An expansive accumulation grading from volatile oil in Field X to wet gas in Field Y is suggested on the heptane-plus and GOR crossplot (Fig. 5c), a trend that is also evident in other compositional data, such as API, methane mole fraction, fluid maturity, and Psat. In addition to having the highest heptane-plus content and the lowest GOR, the volatile oil and rich gas condensate occupying the updip south of Field X are the least mature (smallest isobutane to normal butane iC4/nC4 ratios, Fig. 5d), suggesting derivation from earlier charges. Given their updip setting relative to the leaner gas in the field’s north, they appear to have accumulated by spillover from the deeper north of the field, hence forming separate compartments. The leaner gas north of Field X is more mature, a product of a more-mature charge. Despite the tripling of GOR (~ 67,000 scf/stb) in Field Y, its gas maturity is comparable to that of the wet gas in Field X (Fig. 5d). Fluids from more-mature charges normally exhibit higher GOR and higher iC4/nC4 ratios. The fact that the maturity of the shallower Field Y fluids is not increasing with the increase in GOR means that the tripling of GOR is not caused by charges of higher-maturities but the result of fractionation of the same charge during fluid redistribution and remigration. Redistribution of the wet gas within the apparently single fluid system was triggered by regional tilting towards the east, resulting in spreading the gas (that resided initially in Field X) across the area - an inference that was supported later by structural analysis10.

The modeled compositional (Psat) gradients for the northern and southern regions of Field X are shown in Fig. 5e. These compositional gradients represent the general (average) gradients that capture most of the compositional parameters, such as the Psat, GOR and fluid composition. Scatter is observed, which is attributed to reservoir heterogeneity that is also more evident petrophysically in the Field X area. No single Psat gradient has been established yet for Field Y, but its overall pressure gradient, Psat data and leaner gas composition appear to represent a continuation of the lean gas condensate/wet gas of the northern region of Field X (Figs. 5c-e).

The separation of the wetter fluids in the southern region of Field X from the leaner fluids in its northern extension, on one hand, and the intimate relationship between the wet gas of Fields X and Y, on the other hand, are better illustrated on the GOR-Psat crossplot (Fig. 6). While the volatile oil and rich gas condensate of Field X are interpreted to belong to earlier charges locally entrapped in the southern region of the field, the wet gas appears to be common across both fields, with a systematic compositional trend suggestive of regional connectivity.

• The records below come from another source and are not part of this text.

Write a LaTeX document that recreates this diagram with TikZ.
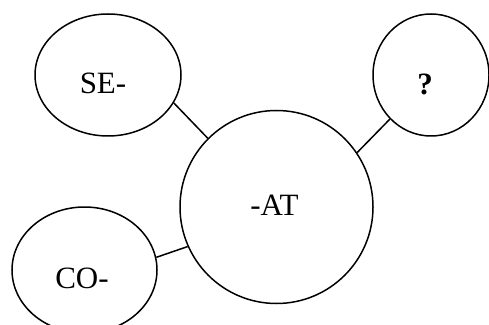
\documentclass[tikz,border=0pt]{standalone}
\usepackage{fontspec}
\setmainfont{Liberation Serif}
\usetikzlibrary{shapes.geometric}
\begin{document}
\begin{tikzpicture}[x=1pt,y=1pt,
  bubble/.style={draw, line width=1.5pt, ellipse, inner sep=0pt},
  lbl/.style={inner sep=0pt, font=\fontsize{31}{31}\selectfont},
  link/.style={line width=1.5pt}]
\useasboundingbox (0,0) rectangle (489,324);
\clip (0,0) rectangle (489,324);
% morpheme bubbles
\node[bubble, minimum width=146pt, minimum height=122pt] (se) at (108,249) {};
\node[bubble, minimum width=116pt, minimum height=122pt] (q) at (431,249) {};
\node[bubble, circle, minimum size=193pt] (at) at (276.5,117) {};
\node[bubble, minimum width=145pt, minimum height=126pt] (co) at (84.5,54) {};
% labels
\node[lbl] (seL) at (103,241) {SE-};
\node[lbl, font=\fontsize{31}{31}\selectfont\bfseries] (qL) at (425,239.5) {?};
\node[lbl] (atL) at (274.5,119) {-AT};
\node[lbl] (coL) at (82,46) {CO-};
% connections to the stem
\draw[link] (se.-23) -- (at.135);
\draw[link] (q.227) -- (at.34);
\draw[link] (co.10) -- (at.204);
\end{tikzpicture}
\end{document}
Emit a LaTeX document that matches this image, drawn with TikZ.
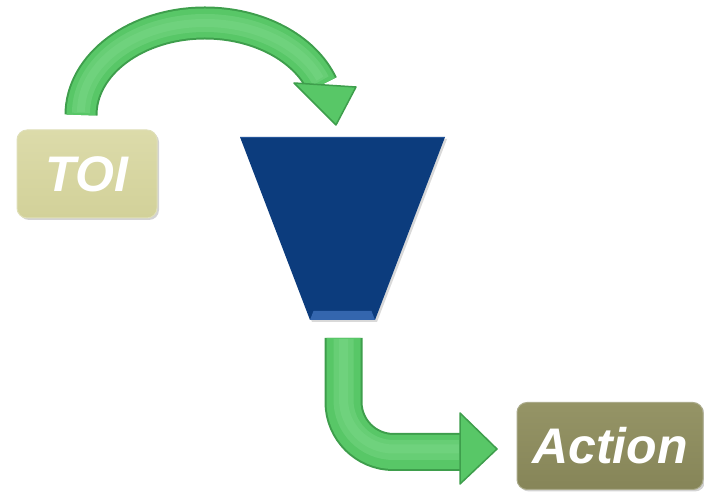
\documentclass[tikz,border=0pt]{standalone}
\usepackage{fontspec}
\setmainfont{Liberation Sans}
\usetikzlibrary{shadows,calc}
\definecolor{toifill}{HTML}{D2D199}
\definecolor{toitop}{HTML}{DCDBAA}
\definecolor{actfill}{HTML}{868558}
\definecolor{acttop}{HTML}{959466}
\definecolor{grnedge}{HTML}{3E9E4C}
\definecolor{grnmid}{HTML}{58C767}
\definecolor{grnlight}{HTML}{7AD787}
\definecolor{funnelblue}{HTML}{0C3C7D}
\definecolor{funnellight}{HTML}{3466AE}
\tikzset{
  labelbox/.style={rounded corners=10pt, draw=#1!70!white, line width=1pt,
    drop shadow={opacity=0.35, shadow xshift=2pt, shadow yshift=-2pt},
    text=white, font=\fontsize{50}{60}\selectfont\bfseries\itshape, inner sep=0pt},
  shaftedge/.style={draw=grnedge, line width=#1},
  shaftfill/.style={draw=grnmid, line width=#1},
  shaftglow/.style={draw=grnlight, line width=#1, opacity=0.45},
  headstyle/.style={fill=grnmid, draw=grnedge, line width=1.5pt, line join=round}
}
\begin{document}
\begin{tikzpicture}[x=1pt,y=1pt]
\useasboundingbox (0,0) rectangle (704,492);
% boxes
\node[labelbox=toifill, top color=toitop, bottom color=toifill, minimum width=140pt, minimum height=88pt] (toi) at (87,318) {TOI};
\node[labelbox=actfill, top color=acttop, bottom color=actfill, minimum width=186pt, minimum height=87pt] (act) at (610,46) {Action};
% funnel
\coordinate (ftl) at (240,355);
\coordinate (ftr) at (445,355);
\coordinate (fbr) at (375,172);
\coordinate (fbl) at (310,172);
\fill[funnelblue, drop shadow={opacity=0.3, shadow xshift=2pt, shadow yshift=-2pt}] (ftl) -- (ftr) -- (fbr) -- (fbl) -- cycle;
\fill[funnellight] (313.5,181) -- (371.5,181) -- (fbr) -- (fbl) -- cycle;
\draw[funnellight!60!funnelblue, line width=0.8pt] (ftl) -- (ftr);
\coordinate (funneltop) at (336,367);
\coordinate (funnelbottom) at (343.5,154);
% top arrow
\coordinate (a1start) at (81,377);
\draw[shaftedge=33pt] (a1start) arc[start angle=180, end angle=19.3, x radius=124, y radius=92];
\draw[shaftfill=29pt] (a1start) arc[start angle=180, end angle=19.3, x radius=124, y radius=92];
\draw[shaftglow=18pt] ($(a1start)+(0,2)$) arc[start angle=180, end angle=21, x radius=124, y radius=90];
\draw[shaftglow=8pt] ($(a1start)+(0,3)$) arc[start angle=180, end angle=22, x radius=124, y radius=89];
\filldraw[headstyle] (294,409) -- (356,405) -- (funneltop) -- cycle;
% bottom arrow
\coordinate (a2turn) at (343.5,40);
\coordinate (a2end) at (461,40);
\draw[shaftedge=38pt, rounded corners=50pt] (funnelbottom) -- (a2turn) -- (a2end);
\draw[shaftfill=34pt, rounded corners=50pt] (funnelbottom) -- (a2turn) -- (a2end);
\draw[shaftglow=20pt, rounded corners=50pt] ($(funnelbottom)+(0,-1)$) -- (343.5,42) -- (459,42);
\draw[shaftglow=9pt, rounded corners=50pt] ($(funnelbottom)+(0,-1)$) -- (343.5,43) -- (459,43);
\filldraw[headstyle] (460,79) -- (497,43) -- (460,8) -- cycle;
\end{tikzpicture}
\end{document}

The wet gas evolves/depressurises from Field X to Field Y along the dewpoint curve, giving rise to the observed gradual drop in the dewpoint pressure accompanied by the increase in GOR towards the shallower PVT conditions (Fig. 6).

Figure 6
figure 6

GOR-Psat relationships for fluids from Field X (purple) and Field Y (blue). The northern and southern parts of Field X constitute separate fluid regions, with a transitional composition in between, probably representing mixing. The blue band represents the global phase prediction template13,14. The character and evolution of phase envelopes in both fields are shown, which suggest the separation of volatile oil and gas condensate from each other in Field X, which in turn form different systems from the downdip wet gas in the same field. The wet gas in Field X grades to leaner gas in Field Y, suggesting a more-expansive accumulation linking fluids in both structures.

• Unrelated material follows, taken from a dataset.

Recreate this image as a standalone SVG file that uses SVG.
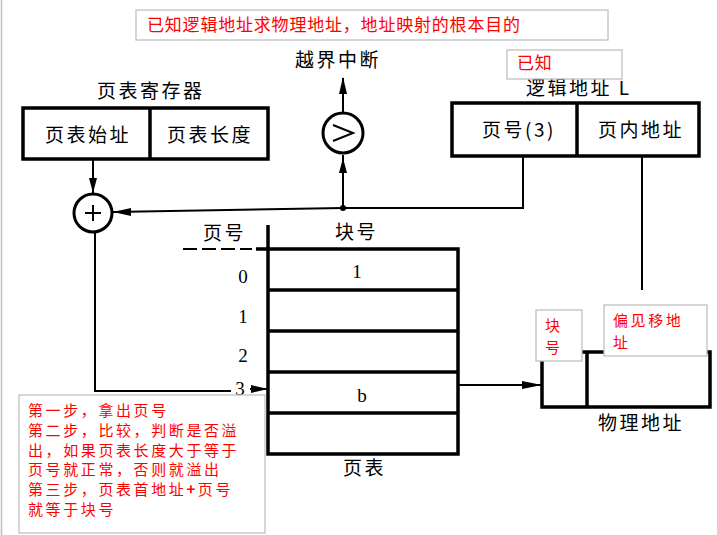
<svg xmlns="http://www.w3.org/2000/svg" width="717" height="535" viewBox="0 0 717 535">
<defs>
<style>
.bg{fill:#fff}
.ln{stroke:#000;stroke-width:2;fill:none}
.thk{stroke:#000;stroke-width:3.5;fill:none}
.box{stroke:#000;stroke-width:3.5;fill:#fff}
.lbl{font-family:"Noto Sans CJK SC","Noto Sans",sans-serif;font-size:19px;fill:#000;letter-spacing:2.5px}
.num{font-family:"Liberation Serif",serif;font-size:19px;fill:#000;text-anchor:middle}
.note{fill:#fff;stroke:#c0c0c0;stroke-width:1.3}
.red{font-family:"Noto Sans CJK SC","Noto Sans",sans-serif;font-size:17px;fill:#f00;letter-spacing:0.8px}
.step{font-family:"Noto Sans CJK SC","Noto Sans",sans-serif;font-size:15px;fill:#f00;letter-spacing:2.6px}
.ah{fill:#000}
</style>
</defs>
<rect class="bg" x="0" y="0" width="717" height="535"/>
<line x1="1.5" y1="0" x2="1.5" y2="535" stroke="#c0c0c0" stroke-width="1.5"/>

<g id="connectors">
  <line class="ln" x1="93" y1="159" x2="93" y2="193"/>
  <polygon class="ah" points="89,178 97,178 93,193"/>
  <polyline class="ln" points="523,156 523,208 343,208 113,212"/>
  <polygon class="ah" points="113,212 131,208 131,216"/>
  <circle cx="343" cy="208" r="3" class="ah"/>
  <line class="ln" x1="343" y1="208" x2="343" y2="155"/>
  <polygon class="ah" points="339,173 347,173 343,158"/>
  <line class="ln" x1="343" y1="112" x2="343" y2="78"/>
  <polygon class="ah" points="339,94 347,94 343,77"/>
  <polyline class="ln" points="95,233 95,391 231,391"/>
  <line class="ln" x1="250" y1="389" x2="268" y2="389"/>
  <polygon class="ah" points="268,389 251,385 251,393"/>
  <line class="ln" x1="458" y1="385" x2="542" y2="385"/>
  <polygon class="ah" points="542,385 522,381 522,389"/>
  <line class="ln" x1="642" y1="156" x2="642" y2="290"/>
</g>

<g id="title-note">
  <rect class="note" x="136" y="10" width="472" height="30"/>
  <text class="red" x="147" y="31">已知逻辑地址求物理地址，地址映射的根本目的</text>
</g>

<g id="page-table-register">
  <text class="lbl" x="97" y="98">页表寄存器</text>
  <rect class="box" x="23" y="108" width="245" height="51"/>
  <line class="thk" x1="150" y1="108" x2="150" y2="159"/>
  <text class="lbl" x="45" y="142">页表始址</text>
  <text class="lbl" x="167" y="142">页表长度</text>
</g>

<g id="adder">
  <circle cx="93" cy="213" r="19" fill="#fff" stroke="#000" stroke-width="3"/>
  <line class="ln" x1="85" y1="213" x2="101" y2="213"/>
  <line class="ln" x1="93" y1="205" x2="93" y2="221"/>
</g>

<g id="comparator">
  <text class="lbl" x="295" y="67">越界中断</text>
  <circle cx="343" cy="133" r="20" fill="#fff" stroke="#000" stroke-width="3"/>
  <polyline class="ln" points="333,125 353,133 333,141" stroke-width="2.5"/>
</g>

<g id="logical-address">
  <text class="lbl" x="526" y="95">逻辑地址 L</text>
  <rect class="box" x="452" y="103" width="247" height="53"/>
  <line class="thk" x1="577" y1="103" x2="577" y2="156"/>
  <text class="lbl" x="482" y="137" letter-spacing="0">页号(3)</text>
  <text class="lbl" x="598" y="137">页内地址</text>
</g>

<g id="known-note">
  <rect class="note" x="507" y="50" width="115" height="29"/>
  <text class="red" x="517" y="69" font-size="16">已知</text>
</g>

<g id="page-table">
  <text class="lbl" x="203" y="240">页号</text>
  <text class="lbl" x="335" y="239" letter-spacing="5">块号</text>
  <line class="ln" x1="183" y1="249" x2="252" y2="249" stroke-dasharray="14,5"/>
  <line class="thk" x1="256" y1="249" x2="268" y2="249"/>
  <line class="thk" x1="268" y1="225" x2="268" y2="250"/>
  <rect class="box" x="268" y="249" width="190" height="205"/>
  <line class="thk" x1="268" y1="290" x2="458" y2="290"/>
  <line class="thk" x1="268" y1="331" x2="458" y2="331"/>
  <line class="thk" x1="268" y1="372" x2="458" y2="372"/>
  <line class="thk" x1="268" y1="413" x2="458" y2="413"/>
  <text class="num" x="357" y="278">1</text>
  <text class="num" x="362" y="402">b</text>
  <text class="num" x="243" y="283">0</text>
  <text class="num" x="243" y="323">1</text>
  <text class="num" x="243" y="362">2</text>
  <text class="num" x="240" y="395">3</text>
  <text class="lbl" x="343" y="475">页表</text>
</g>

<g id="physical-address">
  <rect class="box" x="542" y="352" width="168" height="55"/>
  <line class="thk" x1="587" y1="352" x2="587" y2="407"/>
  <text class="lbl" x="598" y="430">物理地址</text>
</g>

<g id="block-note">
  <rect class="note" x="536" y="310" width="46" height="51"/>
  <text class="step" x="545" y="331">块</text>
  <text class="step" x="545" y="353">号</text>
</g>

<g id="offset-note">
  <rect class="note" x="604" y="305" width="103" height="51"/>
  <text class="step" x="613" y="326">偏见移地</text>
  <text class="step" x="613" y="348">址</text>
</g>

<g id="steps-note">
  <rect class="note" x="19" y="395" width="246" height="138"/>
  <text class="step" x="28" y="416">第一步，拿出页号</text>
  <text class="step" x="28" y="436">第二步，比较，判断是否溢</text>
  <text class="step" x="28" y="456">出，如果页表长度大于等于</text>
  <text class="step" x="28" y="475">页号就正常，否则就溢出</text>
  <text class="step" x="28" y="495">第三步，页表首地址<tspan font-weight="bold">+</tspan>页号</text>
  <text class="step" x="28" y="515">就等于块号</text>
</g>
</svg>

The phase envelopes of representative PVT samples provide further insights into the separation or connectivity of fluids (Fig. 6). Field X is characterised by two main regions of phase envelopes representing the southern (volatile oil) and the northern (wet gas) regions of the field, with a transitional phase envelope (rich gas condensate) representing the transitional zone between the two regions. The overlapping phase envelopes for the three fluid types correspond to three different regions on the GOR-Psat crossplot and suggest derivation from different charges of variable maturities (Fig. 6). The separation between the northern and the southern regions of Field X is reflected in their unique compositional gradients, as depicted in Fig. 5d.

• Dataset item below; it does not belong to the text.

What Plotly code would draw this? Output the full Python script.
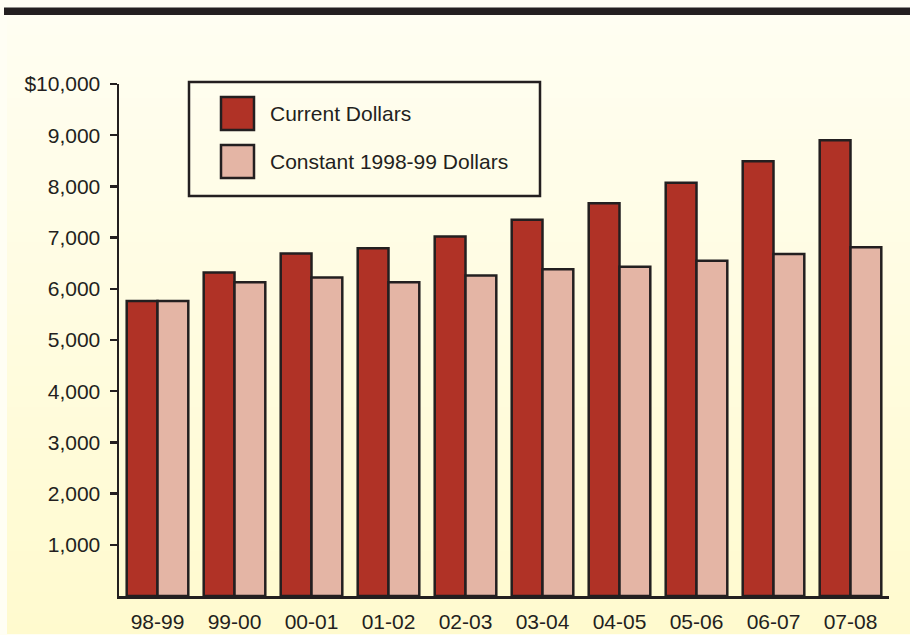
import plotly.graph_objects as go

categories = ["98-99", "99-00", "00-01", "01-02", "02-03", "03-04", "04-05", "05-06", "06-07", "07-08"]
current_dollars = [5760, 6320, 6690, 6790, 7020, 7350, 7670, 8070, 8490, 8900]
constant_dollars = [5760, 6130, 6220, 6130, 6260, 6380, 6430, 6550, 6680, 6810]
series_names = ["Current Dollars", "Constant 1998-99 Dollars"]
ytick_vals = [1000, 2000, 3000, 4000, 5000, 6000, 7000, 8000, 9000, 10000]
ytick_text = ["1,000", "2,000", "3,000", "4,000", "5,000", "6,000", "7,000", "8,000", "9,000", "$10,000"]

W, H = 910, 635
L, T = 119, 84
R = W - 889
B = H - 596
PW, PH = W - L - R, H - T - B

DARK = "#231f20"
RED = "#b03226"
PINK = "#e4b5a5"
FONT = "Liberation Sans, Arial, sans-serif"


def px(x, y):
    """page pixel -> paper coords"""
    return (x - L) / PW, (H - B - y) / PH


fig = go.Figure()
fig.add_trace(go.Bar(x=categories, y=current_dollars, name=series_names[0],
                     marker=dict(color=RED, line=dict(color=DARK, width=2.5))))
fig.add_trace(go.Bar(x=categories, y=constant_dollars, name=series_names[1],
                     marker=dict(color=PINK, line=dict(color=DARK, width=2.5))))

shapes = []
# background gradient
top_c = (255, 254, 242)
bot_c = (255, 250, 206)
y0, y1 = 15, 634
n = 60
for i in range(n):
    ya = y0 + (y1 - y0) * i / n
    yb = y0 + (y1 - y0) * (i + 1) / n
    t = (i + 0.5) / n
    c = tuple(round(top_c[k] + (bot_c[k] - top_c[k]) * t) for k in range(3))
    xa, pya = px(7, ya)
    xb, pyb = px(W + 5, min(yb + 1, y1))
    shapes.append(dict(type="rect", xref="paper", yref="paper", x0=xa, x1=xb, y0=pya, y1=pyb,
                       fillcolor="rgb(%d,%d,%d)" % c, line=dict(width=0), layer="below"))
# top black band
xa, ya = px(4, 7.5)
xb, yb = px(W + 5, 15)
shapes.append(dict(type="rect", xref="paper", yref="paper", x0=xa, x1=xb, y0=ya, y1=yb,
                   fillcolor=DARK, line=dict(width=0), layer="above"))
# legend box
xa, ya = px(189, 82)
xb, yb = px(540, 196)
shapes.append(dict(type="rect", xref="paper", yref="paper", x0=xa, x1=xb, y0=ya, y1=yb,
                   fillcolor="rgba(0,0,0,0)", line=dict(color=DARK, width=2.5), layer="above"))
annotations = []
for (sy, col, name) in [(97, RED, series_names[0]), (145, PINK, series_names[1])]:
    xa, ya = px(221, sy)
    xb, yb = px(254, sy + 33)
    shapes.append(dict(type="rect", xref="paper", yref="paper", x0=xa, x1=xb, y0=ya, y1=yb,
                       fillcolor=col, line=dict(color=DARK, width=2.5), layer="above"))
    ax, ay = px(268, sy + 16.5)
    annotations.append(dict(x=ax, y=ay, xref="paper", yref="paper", text=name, showarrow=False,
                            xanchor="left", yanchor="middle", font=dict(size=21, color=DARK, family=FONT)))

fig.update_layout(
    width=W, height=H,
    margin=dict(l=L, r=R, t=T, b=B, pad=0, autoexpand=False),
    paper_bgcolor="rgb(255,254,244)",
    plot_bgcolor="rgba(0,0,0,0)",
    barmode="group",
    bargap=0.2,
    bargroupgap=0,
    showlegend=False,
    font=dict(family=FONT, size=21, color=DARK),
    shapes=shapes,
    annotations=annotations,
    xaxis=dict(type="category", range=[-0.5, 9.5], showline=True, linecolor=DARK, linewidth=2.5,
               ticks="outside", ticklen=0, tickcolor="rgba(0,0,0,0)", ticklabelstandoff=5,
               showgrid=False, zeroline=False, automargin=False,
               tickfont=dict(size=21, color=DARK, family=FONT)),
    yaxis=dict(range=[0, 10000], showline=True, linecolor=DARK, linewidth=2.5,
               ticks="outside", ticklen=7, tickwidth=2.5, tickcolor=DARK,
               tickvals=ytick_vals, ticktext=ytick_text, ticklabelstandoff=5,
               showgrid=False, zeroline=False, automargin=False,
               tickfont=dict(size=21, color=DARK, family=FONT)),
)

fig.write_html("out.html",
               config={"displayModeBar": False, "staticPlot": True},
               post_script="document.body.style.margin='0';document.body.style.overflow='hidden';")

In contrast, Field Y fluids are characterised by systematically shrinking phase envelopes, suggestive of fractionation/segregation of a single charge across different PVT regions (Fig. 6), in agreement with the narrow maturity range discussed above (Fig. 5d). Overlying the phase envelopes of both fields clearly reveals a common behaviour for the wet gas in both fields, where the cricondentherm systematically shifts to lower temperatures and the cricondenbar to lower pressures, moving from the wet gas in Field X to the leaner gas in Field Y (Fig. 6). This uninterrupted continuity in phase evolution suggests that the gas among both fields is linked at large in a more expansive accumulation. Localised scatter is not unexpected due to variable reservoir heterogeneity. This shrinking pattern of phase envelope evolution for the wet gas is consistent with the (vertical) distribution of a single charge across regions of varying PVT conditions, from the deeper Field X to the shallower Field Y. Shallowing-up phase fractionation/segregation reduces the density and molecular weight of the gas phase, hence increasing the GOR while decreasing the Psat along the dewpoint trend, and systematically shrinking the phase envelopes to lower temperatures and pressures.

Conclusions

Two contrasting scenarios were presented to demonstrate criteria and value of phase envelopes for reservoir fill analysis, particularly when constrained with fluid geochemistry and available PVT data. The first discussed an oil-rimmed gas accumulation (Field G), which, based on employing phase envelopes, in addition to other geochemical characteristics, was found to be otherwise; i.e., compartmentalised into separate oil and gas regions from separate charges. The second example presented an opposite scenario where two wet gas accumulations (Fields X and Y) with an interrelated phase evolution appear to belong to a single more-expansive accumulation spread over a wide area. The proposed gas distribution model combining both Fields X and Y into a single more-expansive gas accumulation has helped optimise field development and will support prospecting for additional gas resources. This type of analysis is highly recommended for petroleum exploration and optimisation of field development.